Abstract

In this paper, a novel broadband Doherty power amplifier based on the continuous-mode technique (C-DPA) is proposed. The amplifier is focused on manipulating harmonic components in a Doherty power amplifier (DPA) structure to achieve improved bandwidth and efficiency. In a conventional DPA, harmonic isolation is typically required between the two transistors to prevent them from modulating each other at harmonic frequencies. However, as presented in this paper, such isolation is not actually necessary. On the contrary, by allowing the two transistors to modulate each other at harmonic frequencies with the help of a properly designed postharmonic tuning network, a series of highly efficient DPA modes can be created over a continuous frequency band, leading to a broadband C-DPA. Based on the proposed method, an example of a C-DPA working from 1.65 to 2.75 GHz was designed. According to the measured results, the designed C-DPA exhibits a 52%–66% efficiency at a −6 dB power backoff and a power utilization factor higher than 1.08 over the 1.1-GHz band.
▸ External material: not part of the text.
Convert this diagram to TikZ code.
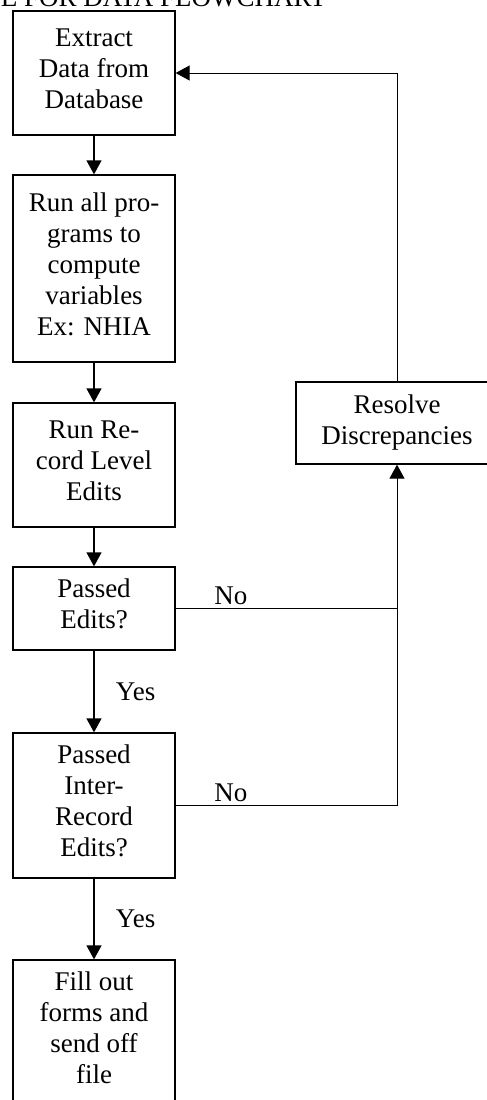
\documentclass[tikz,border=0pt]{standalone}
\usepackage{fontspec}
\setmainfont{Liberation Serif}
\usetikzlibrary{arrows.meta}
\begin{document}
\begin{tikzpicture}[x=1pt,y=-1pt,
    paso/.style={draw,line width=1.3pt,minimum width=162pt,align=center,
      inner sep=0pt,font=\fontsize{27}{31}\selectfont},
    flecha/.style={line width=1.3pt,-{Triangle[length=14pt,width=15pt]}},
    etiq/.style={font=\fontsize{27}{31}\selectfont}]
  \useasboundingbox (0,0) rectangle (487,1100);
  \node[etiq,anchor=base east] (titulo) at (330,6) {SAMPLE FOR DATA FLOWCHART};
  \foreach \nombre/\y/\h/\texto in {
      extraer/73/124/{Extract\\Data from\\Database},
      programas/268.5/187/{Run all pro-\\grams to\\compute\\variables\\Ex: NHIA},
      registro/465/124/{Run Re-\\cord Level\\Edits},
      pasado/608.5/83/{Passed\\Edits?},
      inter/805.5/145/{Passed\\Inter-\\Record\\Edits?},
      enviar/1032.5/145/{Fill out\\forms and\\send off\\file}}
    \node[paso,text depth=9pt,minimum height=\h pt] (\nombre) at (94,\y) {\texto};
  \node[paso,minimum width=202pt,minimum height=82pt] (resolver) at (397,423) {Resolve\\Discrepancies};
  \coordinate (j1) at (397,608.5);
  \coordinate (j2) at (397,805.5);
  \draw[flecha] (extraer) -- (programas);
  \draw[flecha] (programas) -- (registro);
  \draw[flecha] (registro) -- (pasado);
  \draw[flecha] (pasado) -- node[etiq,right=18pt] (si1) {Yes} (inter);
  \draw[flecha] (inter) -- node[etiq,right=18pt] (si2) {Yes} (enviar);
  \draw[line width=1pt] (pasado.east) -- node[etiq,above,pos=0.25] (no1) {No} (j1);
  \draw[line width=1pt] (inter.east) -- node[etiq,above,pos=0.25] (no2) {No} (j2);
  \draw[flecha,line width=1pt] (j2) -- (resolver.south);
  \draw[flecha,line width=1pt] (resolver.north) |- (extraer.east);
\end{tikzpicture}
\end{document}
In addition, when simulated by a 7.5-dB peak-to-average power ratio 20-MHz LTE signal, the example C-DPA exhibits an efficiency of 46%–62% while maintaining an adjacent channel power ratio below −45 dBc after linearization over the full 1.1-GHz band. To the best of our knowledge, this is the first proposed C-DPA and a state-of-the-art performance for broadband DPAs.